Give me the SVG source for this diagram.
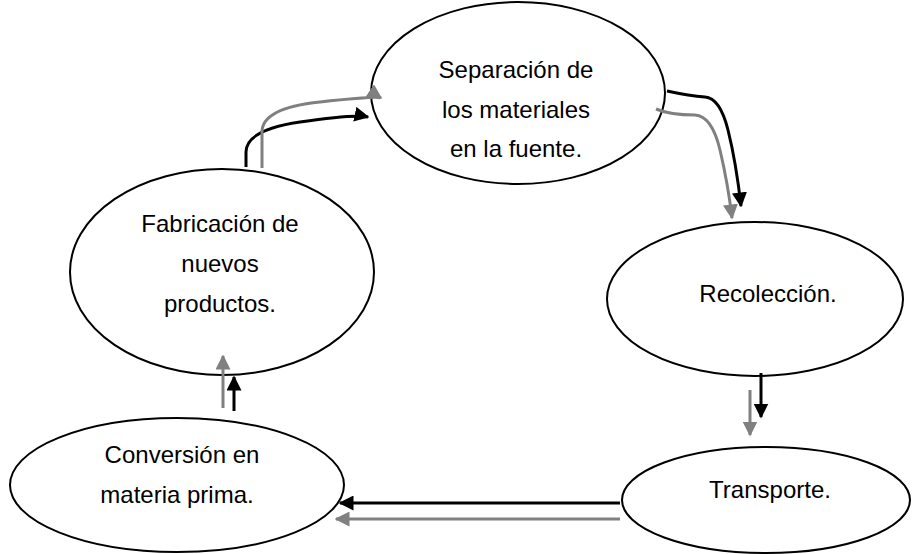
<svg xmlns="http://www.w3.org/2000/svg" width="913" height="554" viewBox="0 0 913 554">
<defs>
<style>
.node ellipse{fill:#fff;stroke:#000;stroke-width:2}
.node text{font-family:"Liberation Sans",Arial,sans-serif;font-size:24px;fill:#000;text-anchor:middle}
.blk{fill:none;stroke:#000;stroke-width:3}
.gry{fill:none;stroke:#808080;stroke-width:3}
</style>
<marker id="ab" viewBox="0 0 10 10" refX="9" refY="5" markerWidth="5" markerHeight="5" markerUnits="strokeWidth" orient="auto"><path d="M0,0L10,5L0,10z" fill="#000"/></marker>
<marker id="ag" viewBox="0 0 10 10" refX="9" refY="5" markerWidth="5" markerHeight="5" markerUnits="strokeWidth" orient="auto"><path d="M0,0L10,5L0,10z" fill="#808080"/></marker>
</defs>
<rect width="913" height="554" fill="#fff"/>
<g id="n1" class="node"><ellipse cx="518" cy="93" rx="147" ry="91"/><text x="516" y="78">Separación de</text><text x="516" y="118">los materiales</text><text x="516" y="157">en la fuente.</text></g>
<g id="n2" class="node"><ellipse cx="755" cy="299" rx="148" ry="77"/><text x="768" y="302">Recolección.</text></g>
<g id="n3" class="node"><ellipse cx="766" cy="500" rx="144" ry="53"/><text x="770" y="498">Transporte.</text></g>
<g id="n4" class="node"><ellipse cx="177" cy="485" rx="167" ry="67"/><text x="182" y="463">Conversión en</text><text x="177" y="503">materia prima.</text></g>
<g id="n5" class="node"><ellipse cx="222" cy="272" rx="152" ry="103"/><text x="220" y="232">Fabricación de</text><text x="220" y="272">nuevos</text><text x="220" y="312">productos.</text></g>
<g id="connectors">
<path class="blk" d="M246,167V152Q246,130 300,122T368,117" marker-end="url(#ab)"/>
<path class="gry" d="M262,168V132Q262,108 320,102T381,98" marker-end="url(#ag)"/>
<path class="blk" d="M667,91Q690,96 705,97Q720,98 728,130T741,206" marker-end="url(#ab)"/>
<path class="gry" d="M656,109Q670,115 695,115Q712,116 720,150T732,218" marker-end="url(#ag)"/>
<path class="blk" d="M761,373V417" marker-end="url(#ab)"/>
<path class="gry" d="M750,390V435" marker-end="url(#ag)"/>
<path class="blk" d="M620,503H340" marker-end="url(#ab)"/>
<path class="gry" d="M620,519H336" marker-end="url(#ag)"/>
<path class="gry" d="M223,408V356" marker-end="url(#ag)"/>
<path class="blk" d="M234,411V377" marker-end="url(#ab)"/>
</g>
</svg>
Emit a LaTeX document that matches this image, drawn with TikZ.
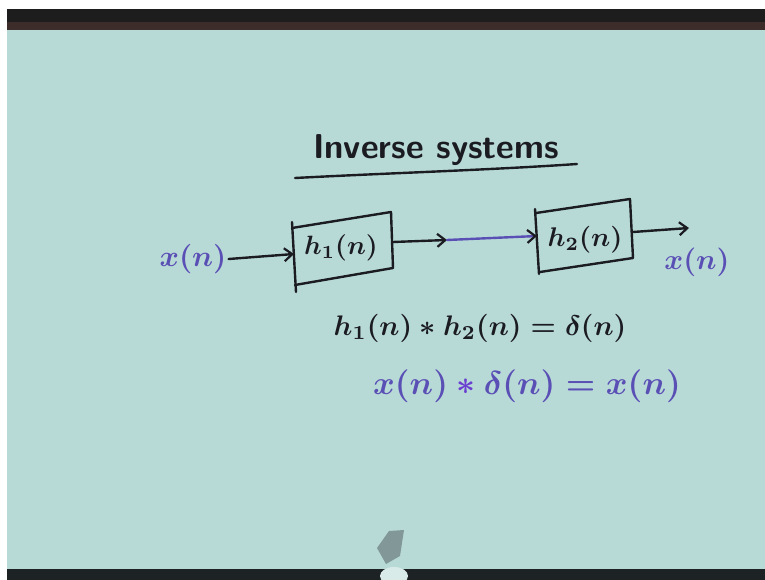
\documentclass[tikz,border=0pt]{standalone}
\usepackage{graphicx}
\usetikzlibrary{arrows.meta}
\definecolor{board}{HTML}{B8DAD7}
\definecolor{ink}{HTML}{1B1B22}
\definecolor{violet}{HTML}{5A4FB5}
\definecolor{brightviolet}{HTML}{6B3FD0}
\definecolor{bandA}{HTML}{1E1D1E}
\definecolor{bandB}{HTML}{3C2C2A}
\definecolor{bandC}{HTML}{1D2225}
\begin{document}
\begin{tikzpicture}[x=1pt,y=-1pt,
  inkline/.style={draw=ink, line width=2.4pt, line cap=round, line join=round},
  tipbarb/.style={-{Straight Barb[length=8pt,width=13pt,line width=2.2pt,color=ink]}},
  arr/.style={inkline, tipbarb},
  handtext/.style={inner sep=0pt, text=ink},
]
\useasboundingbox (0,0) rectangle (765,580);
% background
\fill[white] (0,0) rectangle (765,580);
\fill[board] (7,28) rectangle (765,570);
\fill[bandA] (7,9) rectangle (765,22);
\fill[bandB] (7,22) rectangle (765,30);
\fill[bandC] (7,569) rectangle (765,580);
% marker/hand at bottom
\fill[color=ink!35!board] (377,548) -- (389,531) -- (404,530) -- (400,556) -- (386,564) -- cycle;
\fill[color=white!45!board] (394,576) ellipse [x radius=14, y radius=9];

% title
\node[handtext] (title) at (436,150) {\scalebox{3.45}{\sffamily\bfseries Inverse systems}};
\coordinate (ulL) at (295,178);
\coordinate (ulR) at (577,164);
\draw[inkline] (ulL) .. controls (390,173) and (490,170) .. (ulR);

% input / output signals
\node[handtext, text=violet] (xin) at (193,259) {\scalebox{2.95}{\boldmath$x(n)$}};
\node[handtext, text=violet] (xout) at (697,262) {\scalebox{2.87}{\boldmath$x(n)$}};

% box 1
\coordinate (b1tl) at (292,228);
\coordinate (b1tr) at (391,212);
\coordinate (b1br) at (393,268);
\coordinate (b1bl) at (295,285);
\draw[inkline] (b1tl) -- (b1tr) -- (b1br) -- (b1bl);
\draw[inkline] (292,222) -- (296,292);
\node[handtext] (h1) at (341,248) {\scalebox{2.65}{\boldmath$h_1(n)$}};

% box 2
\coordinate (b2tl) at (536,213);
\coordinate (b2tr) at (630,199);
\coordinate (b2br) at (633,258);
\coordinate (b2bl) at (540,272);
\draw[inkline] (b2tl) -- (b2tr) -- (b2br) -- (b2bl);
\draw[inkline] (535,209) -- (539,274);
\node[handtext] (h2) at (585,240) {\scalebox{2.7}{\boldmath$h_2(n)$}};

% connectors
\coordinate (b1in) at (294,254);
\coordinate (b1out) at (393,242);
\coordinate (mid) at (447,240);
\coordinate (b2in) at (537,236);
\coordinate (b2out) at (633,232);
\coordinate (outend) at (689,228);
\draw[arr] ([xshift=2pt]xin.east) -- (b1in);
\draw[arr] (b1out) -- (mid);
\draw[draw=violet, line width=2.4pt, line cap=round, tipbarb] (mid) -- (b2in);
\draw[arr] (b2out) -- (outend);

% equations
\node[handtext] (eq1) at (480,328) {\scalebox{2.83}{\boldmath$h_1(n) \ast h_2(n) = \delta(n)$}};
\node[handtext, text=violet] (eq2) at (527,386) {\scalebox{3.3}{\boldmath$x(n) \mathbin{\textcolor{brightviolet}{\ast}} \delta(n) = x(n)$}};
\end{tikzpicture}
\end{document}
□ □ □ □
EXERCISE INSTRUCTIONS -
Every line should be retyped exactly, with the pictures omitted.

RESPONSE TO THE TASK -
Give me the SVG source for this diagram.
<svg xmlns="http://www.w3.org/2000/svg" width="913" height="554" viewBox="0 0 913 554">
<defs>
<style>
.node ellipse{fill:#fff;stroke:#000;stroke-width:2}
.node text{font-family:"Liberation Sans",Arial,sans-serif;font-size:24px;fill:#000;text-anchor:middle}
.blk{fill:none;stroke:#000;stroke-width:3}
.gry{fill:none;stroke:#808080;stroke-width:3}
</style>
<marker id="ab" viewBox="0 0 10 10" refX="9" refY="5" markerWidth="5" markerHeight="5" markerUnits="strokeWidth" orient="auto"><path d="M0,0L10,5L0,10z" fill="#000"/></marker>
<marker id="ag" viewBox="0 0 10 10" refX="9" refY="5" markerWidth="5" markerHeight="5" markerUnits="strokeWidth" orient="auto"><path d="M0,0L10,5L0,10z" fill="#808080"/></marker>
</defs>
<rect width="913" height="554" fill="#fff"/>
<g id="n1" class="node"><ellipse cx="518" cy="93" rx="147" ry="91"/><text x="516" y="78">Separación de</text><text x="516" y="118">los materiales</text><text x="516" y="157">en la fuente.</text></g>
<g id="n2" class="node"><ellipse cx="755" cy="299" rx="148" ry="77"/><text x="768" y="302">Recolección.</text></g>
<g id="n3" class="node"><ellipse cx="766" cy="500" rx="144" ry="53"/><text x="770" y="498">Transporte.</text></g>
<g id="n4" class="node"><ellipse cx="177" cy="485" rx="167" ry="67"/><text x="182" y="463">Conversión en</text><text x="177" y="503">materia prima.</text></g>
<g id="n5" class="node"><ellipse cx="222" cy="272" rx="152" ry="103"/><text x="220" y="232">Fabricación de</text><text x="220" y="272">nuevos</text><text x="220" y="312">productos.</text></g>
<g id="connectors">
<path class="blk" d="M246,167V152Q246,130 300,122T368,117" marker-end="url(#ab)"/>
<path class="gry" d="M262,168V132Q262,108 320,102T381,98" marker-end="url(#ag)"/>
<path class="blk" d="M667,91Q690,96 705,97Q720,98 728,130T741,206" marker-end="url(#ab)"/>
<path class="gry" d="M656,109Q670,115 695,115Q712,116 720,150T732,218" marker-end="url(#ag)"/>
<path class="blk" d="M761,373V417" marker-end="url(#ab)"/>
<path class="gry" d="M750,390V435" marker-end="url(#ag)"/>
<path class="blk" d="M620,503H340" marker-end="url(#ab)"/>
<path class="gry" d="M620,519H336" marker-end="url(#ag)"/>
<path class="gry" d="M223,408V356" marker-end="url(#ag)"/>
<path class="blk" d="M234,411V377" marker-end="url(#ab)"/>
</g>
</svg>
Emit a LaTeX document that matches this image, drawn with TikZ.
\documentclass[tikz,border=0pt]{standalone}
\usepackage{graphicx}
\usetikzlibrary{arrows.meta}
\definecolor{board}{HTML}{B8DAD7}
\definecolor{ink}{HTML}{1B1B22}
\definecolor{violet}{HTML}{5A4FB5}
\definecolor{brightviolet}{HTML}{6B3FD0}
\definecolor{bandA}{HTML}{1E1D1E}
\definecolor{bandB}{HTML}{3C2C2A}
\definecolor{bandC}{HTML}{1D2225}
\begin{document}
\begin{tikzpicture}[x=1pt,y=-1pt,
  inkline/.style={draw=ink, line width=2.4pt, line cap=round, line join=round},
  tipbarb/.style={-{Straight Barb[length=8pt,width=13pt,line width=2.2pt,color=ink]}},
  arr/.style={inkline, tipbarb},
  handtext/.style={inner sep=0pt, text=ink},
]
\useasboundingbox (0,0) rectangle (765,580);
% background
\fill[white] (0,0) rectangle (765,580);
\fill[board] (7,28) rectangle (765,570);
\fill[bandA] (7,9) rectangle (765,22);
\fill[bandB] (7,22) rectangle (765,30);
\fill[bandC] (7,569) rectangle (765,580);
% marker/hand at bottom
\fill[color=ink!35!board] (377,548) -- (389,531) -- (404,530) -- (400,556) -- (386,564) -- cycle;
\fill[color=white!45!board] (394,576) ellipse [x radius=14, y radius=9];

% title
\node[handtext] (title) at (436,150) {\scalebox{3.45}{\sffamily\bfseries Inverse systems}};
\coordinate (ulL) at (295,178);
\coordinate (ulR) at (577,164);
\draw[inkline] (ulL) .. controls (390,173) and (490,170) .. (ulR);

% input / output signals
\node[handtext, text=violet] (xin) at (193,259) {\scalebox{2.95}{\boldmath$x(n)$}};
\node[handtext, text=violet] (xout) at (697,262) {\scalebox{2.87}{\boldmath$x(n)$}};

% box 1
\coordinate (b1tl) at (292,228);
\coordinate (b1tr) at (391,212);
\coordinate (b1br) at (393,268);
\coordinate (b1bl) at (295,285);
\draw[inkline] (b1tl) -- (b1tr) -- (b1br) -- (b1bl);
\draw[inkline] (292,222) -- (296,292);
\node[handtext] (h1) at (341,248) {\scalebox{2.65}{\boldmath$h_1(n)$}};

% box 2
\coordinate (b2tl) at (536,213);
\coordinate (b2tr) at (630,199);
\coordinate (b2br) at (633,258);
\coordinate (b2bl) at (540,272);
\draw[inkline] (b2tl) -- (b2tr) -- (b2br) -- (b2bl);
\draw[inkline] (535,209) -- (539,274);
\node[handtext] (h2) at (585,240) {\scalebox{2.7}{\boldmath$h_2(n)$}};

% connectors
\coordinate (b1in) at (294,254);
\coordinate (b1out) at (393,242);
\coordinate (mid) at (447,240);
\coordinate (b2in) at (537,236);
\coordinate (b2out) at (633,232);
\coordinate (outend) at (689,228);
\draw[arr] ([xshift=2pt]xin.east) -- (b1in);
\draw[arr] (b1out) -- (mid);
\draw[draw=violet, line width=2.4pt, line cap=round, tipbarb] (mid) -- (b2in);
\draw[arr] (b2out) -- (outend);

% equations
\node[handtext] (eq1) at (480,328) {\scalebox{2.83}{\boldmath$h_1(n) \ast h_2(n) = \delta(n)$}};
\node[handtext, text=violet] (eq2) at (527,386) {\scalebox{3.3}{\boldmath$x(n) \mathbin{\textcolor{brightviolet}{\ast}} \delta(n) = x(n)$}};
\end{tikzpicture}
\end{document}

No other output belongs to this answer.